Hace tiempo que quería escribir sobre ellos. La maldita y -como dicen- palpitante actualidad lo ha ido retrasando, mientras en su lugar lo he hecho, a veces a disgusto, de una economía de la que estoy hasta las narices a fuerza de oír y leer tantas necedades en forma de dificultosas palabras que solo pretenden maquillar u ocultar tras de ellas la ineficacia de políticos, economistas, financieros y demás mentirosos que, pudiendo, si lo venían venir, advertir de la tragedia actual, callaron como muertos para seguir obteniendo de sus envilecedoras transacciones, lo que de verdad les interesaba: Aumentar hasta la saciedad las diferencias entre ricos y pobres, o si lo desean, entre la clase media abducida por la codicia y los más ricos, siempre necesitados de más.
Ahora quiero disfrutar de unos minutos felices. Arropada por este blog en el que la mayoría son amigos de altísima calidad, me tomo la libertad de situar en letras de molde a unos hombres que siempre-estoy segura- nos han sido tan queridos a los habitantes de Marbella. Hombres de la mar. Marengos. Así lo hemos llamado desde siempre, desde que sus barcazas grandes, impregnadas de salitre y alquitrán, dibujaban un paisaje inolvidable en nuestras playas, con la gris arena mediterránea, pero entonces más limpia y más bella, más nuestra y menos denigrada por quienes hasta a ella, han envilecido.
Marengos de piel oscura y reseca, cuyas manos cosían agujeros en las redes con extrañas agujas que nadie además de ellos sabía utilizar. Conviviendo en las playas de antaño con nuestra infancia alrededor de sus barcas, a veces imaginarios habitáculos de una fantasía hecha de mar y espuma, de barcos piratas, ojos tuertos y calavera dibujada en el sombrero.
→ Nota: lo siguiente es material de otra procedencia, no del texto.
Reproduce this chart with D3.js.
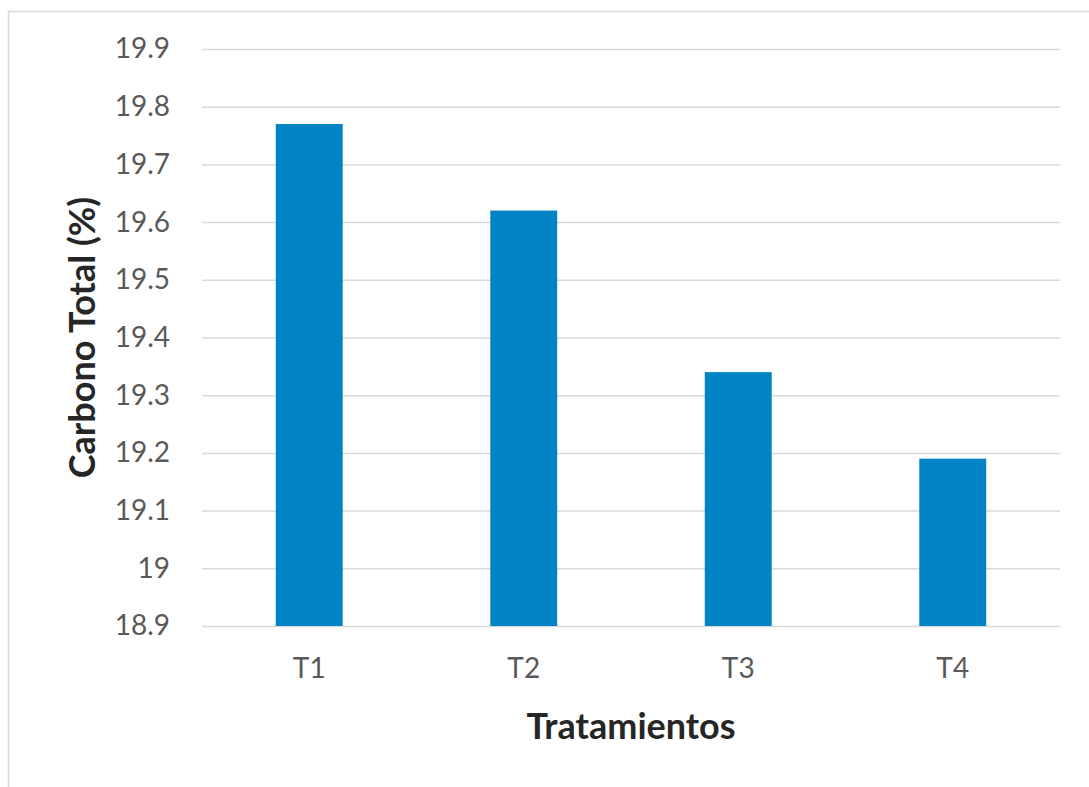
<!DOCTYPE html>
<html>
<head>
<meta charset="utf-8">
<script src="https://cdn.jsdelivr.net/npm/d3@7"></script>
<style>
  body { margin: 0; background: #fff; }
  svg { display: block; font-family: Lato, "Open Sans", sans-serif; }
</style>
</head>
<body>
<svg width="1089" height="787"></svg>
<script>
const categories = ['T1', 'T2', 'T3', 'T4'];
const values = [19.77, 19.62, 19.34, 19.19];
const yTicks = [18.9, 19, 19.1, 19.2, 19.3, 19.4, 19.5, 19.6, 19.7, 19.8, 19.9];

const svg = d3.select('svg');
const width = +svg.attr('width');
const height = +svg.attr('height');
const margin = { top: 49, right: 29, bottom: 161, left: 202 };
const chartWidth = width - margin.left - margin.right;
const chartHeight = height - margin.top - margin.bottom;
const font = 'Lato, "Open Sans", sans-serif';

// chart frame
svg.append('rect')
  .attr('x', 8.5)
  .attr('y', 11.5)
  .attr('width', 1100)
  .attr('height', 800)
  .attr('fill', 'none')
  .attr('stroke', '#d9d9d9')
  .attr('stroke-width', 1.5);

const g = svg.append('g')
  .attr('transform', `translate(${margin.left},${margin.top})`);

const x = d3.scaleBand()
  .domain(categories)
  .range([0, chartWidth])
  .paddingInner(0.688)
  .paddingOuter(0.344);

const y = d3.scaleLinear()
  .domain([18.9, 19.9])
  .range([chartHeight, 0]);

// y axis with gridlines
const yAxis = g.append('g')
  .call(d3.axisLeft(y)
    .tickValues(yTicks)
    .tickSize(-chartWidth)
    .tickPadding(32)
    .tickFormat(d => d3.format('')(+d.toFixed(1))))
  .attr('font-family', font)
  .attr('font-size', 28);
yAxis.select('.domain').remove();
yAxis.selectAll('line').attr('stroke', '#d9d9d9').attr('stroke-width', 1.5);
yAxis.selectAll('text').attr('fill', '#595959');

g.selectAll('.bar')
  .data(values)
  .enter()
  .append('rect')
  .attr('class', 'bar')
  .attr('x', (d, i) => x(categories[i]))
  .attr('y', d => y(d))
  .attr('width', x.bandwidth())
  .attr('height', d => chartHeight - y(d))
  .attr('fill', '#0084c6');

// x axis
const xAxis = g.append('g')
  .attr('transform', `translate(0,${chartHeight})`)
  .call(d3.axisBottom(x).tickSize(0).tickPadding(32))
  .attr('font-family', font)
  .attr('font-size', 28);
xAxis.select('.domain').remove();
xAxis.selectAll('text').attr('fill', '#595959');

// axis titles
svg.append('text')
  .attr('x', margin.left + chartWidth / 2)
  .attr('y', 739)
  .attr('text-anchor', 'middle')
  .attr('font-size', '36px')
  .attr('font-weight', 'bold')
  .attr('fill', '#262626')
  .text('Tratamientos');

svg.append('text')
  .attr('transform', `translate(95,${margin.top + chartHeight / 2}) rotate(-90)`)
  .attr('text-anchor', 'middle')
  .attr('font-size', '36px')
  .attr('font-weight', 'bold')
  .attr('fill', '#262626')
  .text('Carbono Total (%)');
</script>
</body>
</html>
Hombres cuya rudeza era muy inferior a una sabiduría labrada a fuerza de tormentas y temporales a los que había que domeñar con la maestría de un artesano y el valor de un soldado en campaña. Noches dentro de un mar que igual se mostraba cariñoso con reflejos de plata como salvaje y hasta asesino con sus corrientes y olas mortíferas.
Vendían lo pescado en plazuelas hoy turísticas y más tarde en puestos uniformes y con mostradores de mármol. Tenían la mayoría otro nombre para reconocerlos mejor. Motes y apodos que heredaban sus hijos y los hijos de estos. “El Nene, El Marqués, Malasangre, Aguabrava”… maravillosa semántica de los pueblos donde casi todos se sienten parte de la misma familia. En los que un funeral era duelo generalizado y una boda espectáculo para no perderse.
De sus casitas encaladas salía la voz de Antonio Molina y Juanito Valderrama, ininterrumpidamente. “El emigrante” ponía en las arrugadas bolsas de sus ojos un atisbo de lágrima, y el gol de Puskas o la cuidada voz de Juanita Reina, una sonrisa tímida que pretendía ocultar el negro agujero de un diente que se fue y no tuvo repuesto.
Sus hijos pequeños correteaban descalzos por lo que para ellos era una prolongación de la vivienda, la playa y el mar, donde la mayoría aprendió a defenderse de él, nadando, sin ayuda, antes que andar en tierra.
Voceando en el antiguo matadero pececillos que sabían a gloria. Chanquetes que ya entonces parecían lágrimas de agua salada, dolor del mar que iba perdiendo a sus pequeños hijos, tan apreciados como después escasos. Boquerones que en sus estrechos lomos llevaban dibujados el azul brillante del lugar de donde salían. Salmonetes rojos, brecas, besuguitos y jureles, sardinas y algún pulpo feroz. Escamas por doquier, peces grandes, alguna vez que otra, corvina, pez limón…el muy apreciado mero.
Hombres de la mar, marengos que todavía conservan el ancestro heredado de muchas generaciones en sus risas abiertas de hombres con la conciencia tranquila y cuyos ojos reflejan lo poco, poquísimo que queda de la pureza altiva que un día ya lejano, nos era tan preciada. Va por vosotros.